“La sua morte e’ assolutamente tragica”, ha affermato il premier, parlando in un’intervista alla Bbc. Ma poi ha rincarato la dose, definendo ”vili” i siti che offrono spazio ai ‘cyberbulli’ pronti a prendersi gioco di adolescenti fragili come Hannah. ”Chi gestisce questi siti – ha aggiunto Cameron – deve agire e mostrare una certa responsabilità. Non e’ accettabile quello che puo’ accadere su questi social network”’.
Il premier non ha potuto non ricordare di avere tre figli. Nelle scorse settimane lo aveva ribadito chiaro e tondo: i miei figli potranno avere un profilo Facebook ma solo se riesco a controllarli. I pericoli dietro un ‘innocente’ pc sono molti. Il premier ha gia’ contrastato la pornografia online e ora sembra proprio deciso a fare altrettanto. Il caso di Hannah ha colpito lui e l’opinione pubblica nazionale.

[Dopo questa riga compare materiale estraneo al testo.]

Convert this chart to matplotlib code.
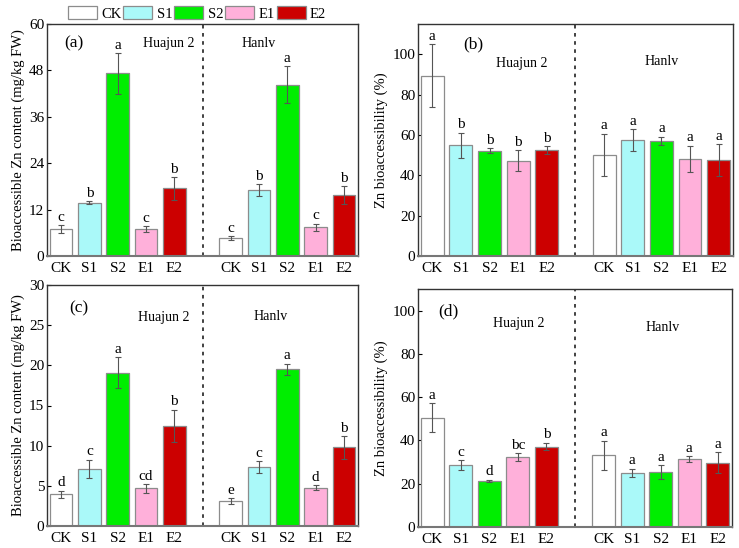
import matplotlib
matplotlib.use("Agg")
import matplotlib.pyplot as plt
import numpy as np
from matplotlib.patches import Patch

plt.rcParams['font.family'] = ['Liberation Serif', 'DejaVu Serif']
plt.rcParams['mathtext.fontset'] = 'stix'

treatments = ["CK", "S1", "S2", "E1", "E2"]
cultivars = ["Huajun 2", "Hanlv"]
colors = ["#FFFFFF", "#AAF9F9", "#00EE00", "#FFB0DA", "#CC0000"]

# Panel (a): bioaccessible Zn content (mg/kg FW)
a_hj = [6.9, 13.8, 47.2, 6.9, 17.5]
a_hj_err = [1.0, 0.4, 5.3, 0.8, 2.9]
a_hl = [4.7, 17.0, 44.3, 7.4, 15.8]
a_hl_err = [0.5, 1.6, 4.8, 1.0, 2.3]
a_hj_let = ["c", "b", "a", "c", "b"]
a_hl_let = ["c", "b", "a", "c", "b"]

# Panel (b): Zn bioaccessibility (%)
b_hj = [89.4, 54.9, 52.2, 47.3, 52.4]
b_hj_err = [15.6, 6.2, 1.1, 5.0, 2.0]
b_hl = [50.2, 57.5, 57.0, 48.1, 47.6]
b_hl_err = [10.5, 5.4, 2.2, 6.6, 7.8]
b_hj_let = ["a", "b", "b", "b", "b"]
b_hl_let = ["a", "a", "a", "a", "a"]

# Panel (c): bioaccessible Zn content (mg/kg FW)
c_hj = [3.96, 7.08, 19.1, 4.67, 12.46]
c_hj_err = [0.45, 1.15, 1.95, 0.55, 2.0]
c_hl = [3.08, 7.33, 19.5, 4.75, 9.8]
c_hl_err = [0.4, 0.75, 0.7, 0.3, 1.4]
c_hj_let = ["d", "c", "a", "cd", "b"]
c_hl_let = ["e", "c", "a", "d", "b"]

# Panel (d): Zn bioaccessibility (%)
d_hj = [50.4, 28.6, 21.3, 32.2, 37.2]
d_hj_err = [6.7, 2.4, 0.5, 1.8, 1.7]
d_hl = [33.2, 25.0, 25.4, 31.4, 29.7]
d_hl_err = [6.7, 1.9, 3.1, 1.2, 4.9]
d_hj_let = ["a", "c", "d", "bc", "b"]
d_hl_let = ["a", "a", "a", "a", "a"]

W, H = 739, 548
fig = plt.figure(figsize=(W / 100, H / 100), dpi=100)

def rect(l, r, t, b):
    return [l / W, 1 - b / H, (r - l) / W, (b - t) / H]

panels = [
    dict(pos=rect(47, 358, 24, 256), hj=(a_hj, a_hj_err, a_hj_let), hl=(a_hl, a_hl_err, a_hl_let),
         ylim=60, yticks=np.arange(0, 61, 12), ylabel="Bioaccessible Zn content (mg/kg FW)",
         tag="(a)", tagxy=(0.055, 0.915), hjxy=(0.39, 0.915), hlxy=(0.68, 0.915)),
    dict(pos=rect(418, 733, 24, 256), hj=(b_hj, b_hj_err, b_hj_let), hl=(b_hl, b_hl_err, b_hl_let),
         ylim=115, yticks=np.arange(0, 101, 20), ylabel="Zn bioaccessibility (%)",
         tag="(b)", tagxy=(0.145, 0.91), hjxy=(0.33, 0.83), hlxy=(0.775, 0.84)),
    dict(pos=rect(47, 358, 285, 526), hj=(c_hj, c_hj_err, c_hj_let), hl=(c_hl, c_hl_err, c_hl_let),
         ylim=30, yticks=np.arange(0, 31, 5), ylabel="Bioaccessible Zn content (mg/kg FW)",
         tag="(c)", tagxy=(0.07, 0.905), hjxy=(0.375, 0.865), hlxy=(0.72, 0.87)),
    dict(pos=rect(418, 732, 289, 527), hj=(d_hj, d_hj_err, d_hj_let), hl=(d_hl, d_hl_err, d_hl_let),
         ylim=110, yticks=np.arange(0, 101, 20), ylabel="Zn bioaccessibility (%)",
         tag="(d)", tagxy=(0.065, 0.905), hjxy=(0.32, 0.855), hlxy=(0.78, 0.84)),
]

x_hj = np.arange(5)
x_hl = np.arange(5) + 6

for p in panels:
    ax = fig.add_axes(p["pos"])
    for xs, (vals, errs, lets) in ((x_hj, p["hj"]), (x_hl, p["hl"])):
        ax.bar(xs, vals, width=0.8, color=colors, edgecolor="#8C8C8C", linewidth=0.9, zorder=2)
        ax.errorbar(xs, vals, yerr=errs, fmt="none", ecolor="#555555", elinewidth=0.8,
                    capsize=2.2, capthick=0.8, zorder=3)
        for x, v, e, l in zip(xs, vals, errs, lets):
            ax.annotate(l, (x, v + e), xytext=(0, 1), textcoords="offset points",
                        ha="center", va="bottom", fontsize=11)
    ax.axvline(5, color="#333333", linestyle=(0, (2, 2.5)), linewidth=1.3, zorder=1)
    ax.set_xlim(-0.5, 10.5)
    ax.set_ylim(0, p["ylim"])
    ax.set_yticks(p["yticks"])
    ax.set_xticks(list(x_hj) + list(x_hl))
    ax.set_xticklabels(treatments * 2)
    ax.tick_params(axis="x", length=0, labelsize=11, pad=4)
    ax.tick_params(axis="y", direction="in", length=3, labelsize=11, pad=2)
    ax.set_ylabel(p["ylabel"], fontsize=10.5, labelpad=3)
    for s in ax.spines.values():
        s.set_color("#333333")
        s.set_linewidth(1.0)
    ax.spines["bottom"].set_color("#777777")
    ax.spines["bottom"].set_linewidth(1.5)
    ax.text(*p["tagxy"], p["tag"], transform=ax.transAxes, fontsize=12.5, ha="left", va="center")
    ax.text(*p["hjxy"], cultivars[0], transform=ax.transAxes, fontsize=10, ha="center", va="center")
    ax.text(*p["hlxy"], cultivars[1], transform=ax.transAxes, fontsize=10, ha="center", va="center")

handles = [Patch(facecolor=c, edgecolor="#8C8C8C", linewidth=0.9) for c in colors]
fig.legend(handles, treatments, loc="center", bbox_to_anchor=(197 / W, 1 - 13.5 / H), ncol=5,
           frameon=False, fontsize=10.5, handlelength=2.0, handleheight=0.9,
           handletextpad=0.3, columnspacing=0.12, borderpad=0)

fig.savefig("out.png", dpi=100)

La giovane di Lutterworth, nel Leicestershire, Inghilterra centrale, era diventata oggetto dei peggiori insulti sul social network: qualcuno era arrivato a dire ”se muori nessuno se ne accorgerà”. E lei lo ha preso alla lettera, impiccandosi. Le parole del premier hanno avuto un effetto immediato. Prima qualche azienda e poi veri e propri colossi, oltre ad associazioni non profit, hanno ritirato la loro pubblicita’ da ‘ask.fm’. Dal gruppo telefonico Vodafone fino all’associazione ‘Save the Children’, e’ stata una corsa a lasciare il social network finito sotto accusa.
‘’Mettiamo il benessere dei bambini al primo posto – ha detto un portavoce di Save the Children – ecco perche’ dopo la morte di Hannah Smith non faremo piu’ pubblicita’ su ‘ask fm’’. Il sito, fondato nel 2010 dai fratelli Mark e Ilja Terebin e basato in Lettonia, ha tentato di reagire per evitare la fuga in massa dei suoi inserzionisti britannici. In una sua nota ha affermato che sta collaborando pienamente con l’inchiesta avviata dalla polizia del Leicestershire, che la morte di Hannah e’ stata una ‘’tragedia’’ e che negli ultimi mesi ha cercato di migliorare la sicurezza dei 60 milioni di iscritti in tutto il mondo.
Intanto in Canada sono stati arrestati due uomini coinvolti in un’altra vicenda di cyberbullismo, quella di Rehtaeh Parsons, la 17enne morta ad aprile dopo aver tentato il suicidio per la vergogna di vedere online le foto di una violenza sessuale da lei subita.